Quote the data below in full, minus the images.

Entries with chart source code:
▬▬▬▬▬▬▬▬▬▬

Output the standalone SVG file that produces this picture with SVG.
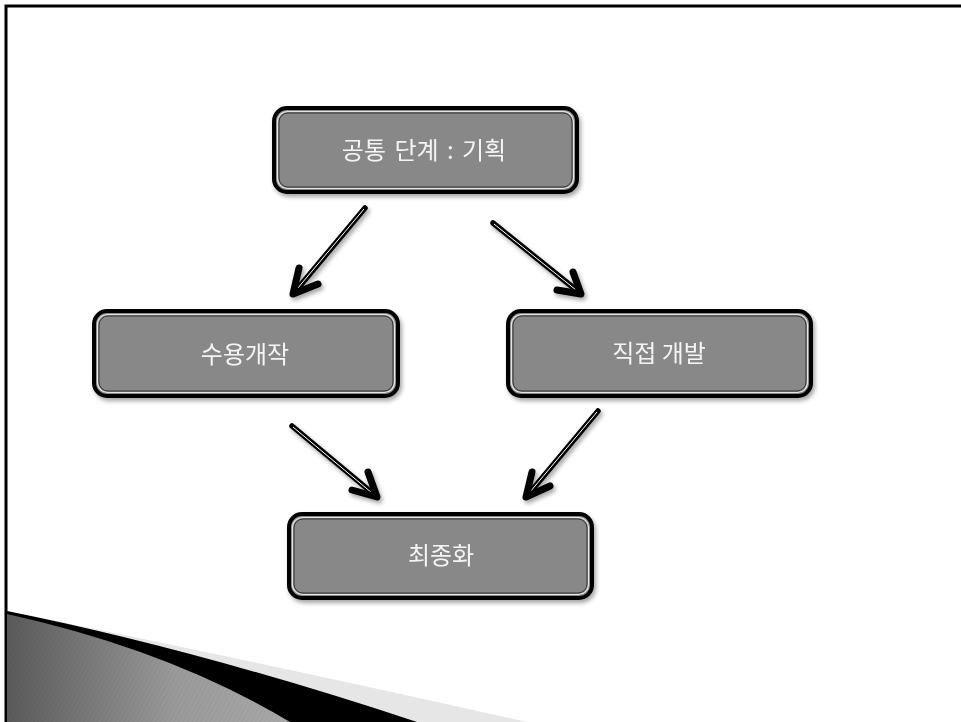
<svg xmlns="http://www.w3.org/2000/svg" width="961" height="722" viewBox="0 0 961 722">
<defs>
<style>
.box{fill:#888888;stroke:#000;stroke-width:4}
.in1{fill:none;stroke:#e6e6e6;stroke-width:1.2}
.in2{fill:none;stroke:#333;stroke-width:1}
.lbl{font-family:"Noto Sans CJK KR","Noto Sans",sans-serif;font-size:24px;fill:#f4f4f4;text-anchor:middle;dominant-baseline:central}
.shaft{stroke:#000;stroke-width:5.5;stroke-linecap:round;fill:none}
.hl{stroke:#fff;stroke-width:1;fill:none}
.head{stroke:#000;stroke-width:7;stroke-linecap:round;stroke-linejoin:round;fill:none}
</style>
<filter id="sh" x="-20%" y="-20%" width="140%" height="140%">
<feDropShadow dx="2" dy="3" stdDeviation="2" flood-color="#000" flood-opacity="0.35"/>
</filter>
<linearGradient id="gg" x1="0" y1="0" x2="1" y2="0">
<stop offset="0" stop-color="#5a5a5a"/>
<stop offset="0.6" stop-color="#9a9a9a"/>
<stop offset="1" stop-color="#a8a8a8"/>
</linearGradient>
<pattern id="st" width="4" height="4" patternUnits="userSpaceOnUse" patternTransform="rotate(28)">
<line x1="0" y1="0" x2="0" y2="4" stroke="#000" stroke-opacity="0.08" stroke-width="1"/>
</pattern>
</defs>
<rect width="961" height="722" fill="#fff"/>
<g id="frame">
<path d="M6 722 V6 H961" fill="none" stroke="#000" stroke-width="3"/>
<path d="M7 611 Q250 660 527 722 L7 722 Z" fill="#e6e6e6"/>
<path d="M7 611 Q200 650 417 722 L7 722 Z" fill="#000"/>
<path d="M7 614 Q170 650 290 722 L7 722 Z" fill="url(#gg)"/>
<path d="M7 614 Q170 650 290 722 L7 722 Z" fill="url(#st)"/>
</g>
<g id="connectors" filter="url(#sh)">
<g id="c1"><line class="shaft" x1="365" y1="208" x2="294" y2="293"/><line class="hl" x1="364" y1="209" x2="297" y2="289"/><polyline class="head" points="299,268 293,294 318,284"/></g>
<g id="c2"><line class="shaft" x1="493" y1="223" x2="580" y2="293"/><line class="hl" x1="494" y1="224" x2="576" y2="290"/><polyline class="head" points="557,290 581,294 573,272"/></g>
<g id="c3"><line class="shaft" x1="292" y1="426" x2="376" y2="496"/><line class="hl" x1="293" y1="427" x2="372" y2="493"/><polyline class="head" points="352,490 377,497 368,472"/></g>
<g id="c4"><line class="shaft" x1="598" y1="411" x2="527" y2="496"/><line class="hl" x1="597" y1="412" x2="530" y2="492"/><polyline class="head" points="532,472 526,497 550,486"/></g>
</g>
<g id="n1" filter="url(#sh)">
<rect class="box" x="274" y="108" width="303" height="84" rx="13"/>
<rect class="in1" x="277.5" y="111.5" width="296" height="77" rx="10"/>
<rect class="in2" x="279" y="113" width="293" height="74" rx="9"/>
<text class="lbl" x="424" y="148" word-spacing="3">공통 단계 : 기획</text>
</g>
<g id="n2" filter="url(#sh)">
<rect class="box" x="94" y="311" width="304" height="85" rx="13"/>
<rect class="in1" x="97.5" y="314.5" width="297" height="78" rx="10"/>
<rect class="in2" x="99" y="316" width="294" height="75" rx="9"/>
<text class="lbl" x="245" y="352">수용개작</text>
</g>
<g id="n3" filter="url(#sh)">
<rect class="box" x="508" y="311" width="303" height="85" rx="13"/>
<rect class="in1" x="511.5" y="314.5" width="296" height="78" rx="10"/>
<rect class="in2" x="513" y="316" width="293" height="75" rx="9"/>
<text class="lbl" x="659" y="351">직접 개발</text>
</g>
<g id="n4" filter="url(#sh)">
<rect class="box" x="289" y="514" width="303" height="84" rx="13"/>
<rect class="in1" x="292.5" y="517.5" width="296" height="77" rx="10"/>
<rect class="in2" x="294" y="519" width="293" height="74" rx="9"/>
<text class="lbl" x="441" y="553">최종화</text>
</g>
</svg>
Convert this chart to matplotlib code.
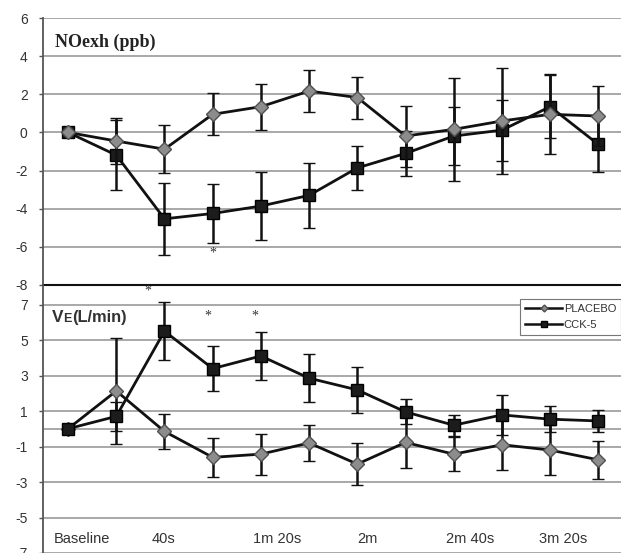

▬▬▬▬▬▬▬▬▬▬

- **Solution to the problem**:
Output the standalone SVG file that produces this picture with SVG.
<svg xmlns="http://www.w3.org/2000/svg" width="961" height="722" viewBox="0 0 961 722">
<defs>
<style>
.box{fill:#888888;stroke:#000;stroke-width:4}
.in1{fill:none;stroke:#e6e6e6;stroke-width:1.2}
.in2{fill:none;stroke:#333;stroke-width:1}
.lbl{font-family:"Noto Sans CJK KR","Noto Sans",sans-serif;font-size:24px;fill:#f4f4f4;text-anchor:middle;dominant-baseline:central}
.shaft{stroke:#000;stroke-width:5.5;stroke-linecap:round;fill:none}
.hl{stroke:#fff;stroke-width:1;fill:none}
.head{stroke:#000;stroke-width:7;stroke-linecap:round;stroke-linejoin:round;fill:none}
</style>
<filter id="sh" x="-20%" y="-20%" width="140%" height="140%">
<feDropShadow dx="2" dy="3" stdDeviation="2" flood-color="#000" flood-opacity="0.35"/>
</filter>
<linearGradient id="gg" x1="0" y1="0" x2="1" y2="0">
<stop offset="0" stop-color="#5a5a5a"/>
<stop offset="0.6" stop-color="#9a9a9a"/>
<stop offset="1" stop-color="#a8a8a8"/>
</linearGradient>
<pattern id="st" width="4" height="4" patternUnits="userSpaceOnUse" patternTransform="rotate(28)">
<line x1="0" y1="0" x2="0" y2="4" stroke="#000" stroke-opacity="0.08" stroke-width="1"/>
</pattern>
</defs>
<rect width="961" height="722" fill="#fff"/>
<g id="frame">
<path d="M6 722 V6 H961" fill="none" stroke="#000" stroke-width="3"/>
<path d="M7 611 Q250 660 527 722 L7 722 Z" fill="#e6e6e6"/>
<path d="M7 611 Q200 650 417 722 L7 722 Z" fill="#000"/>
<path d="M7 614 Q170 650 290 722 L7 722 Z" fill="url(#gg)"/>
<path d="M7 614 Q170 650 290 722 L7 722 Z" fill="url(#st)"/>
</g>
<g id="connectors" filter="url(#sh)">
<g id="c1"><line class="shaft" x1="365" y1="208" x2="294" y2="293"/><line class="hl" x1="364" y1="209" x2="297" y2="289"/><polyline class="head" points="299,268 293,294 318,284"/></g>
<g id="c2"><line class="shaft" x1="493" y1="223" x2="580" y2="293"/><line class="hl" x1="494" y1="224" x2="576" y2="290"/><polyline class="head" points="557,290 581,294 573,272"/></g>
<g id="c3"><line class="shaft" x1="292" y1="426" x2="376" y2="496"/><line class="hl" x1="293" y1="427" x2="372" y2="493"/><polyline class="head" points="352,490 377,497 368,472"/></g>
<g id="c4"><line class="shaft" x1="598" y1="411" x2="527" y2="496"/><line class="hl" x1="597" y1="412" x2="530" y2="492"/><polyline class="head" points="532,472 526,497 550,486"/></g>
</g>
<g id="n1" filter="url(#sh)">
<rect class="box" x="274" y="108" width="303" height="84" rx="13"/>
<rect class="in1" x="277.5" y="111.5" width="296" height="77" rx="10"/>
<rect class="in2" x="279" y="113" width="293" height="74" rx="9"/>
<text class="lbl" x="424" y="148" word-spacing="3">공통 단계 : 기획</text>
</g>
<g id="n2" filter="url(#sh)">
<rect class="box" x="94" y="311" width="304" height="85" rx="13"/>
<rect class="in1" x="97.5" y="314.5" width="297" height="78" rx="10"/>
<rect class="in2" x="99" y="316" width="294" height="75" rx="9"/>
<text class="lbl" x="245" y="352">수용개작</text>
</g>
<g id="n3" filter="url(#sh)">
<rect class="box" x="508" y="311" width="303" height="85" rx="13"/>
<rect class="in1" x="511.5" y="314.5" width="296" height="78" rx="10"/>
<rect class="in2" x="513" y="316" width="293" height="75" rx="9"/>
<text class="lbl" x="659" y="351">직접 개발</text>
</g>
<g id="n4" filter="url(#sh)">
<rect class="box" x="289" y="514" width="303" height="84" rx="13"/>
<rect class="in1" x="292.5" y="517.5" width="296" height="77" rx="10"/>
<rect class="in2" x="294" y="519" width="293" height="74" rx="9"/>
<text class="lbl" x="441" y="553">최종화</text>
</g>
</svg>
Convert this chart to matplotlib code.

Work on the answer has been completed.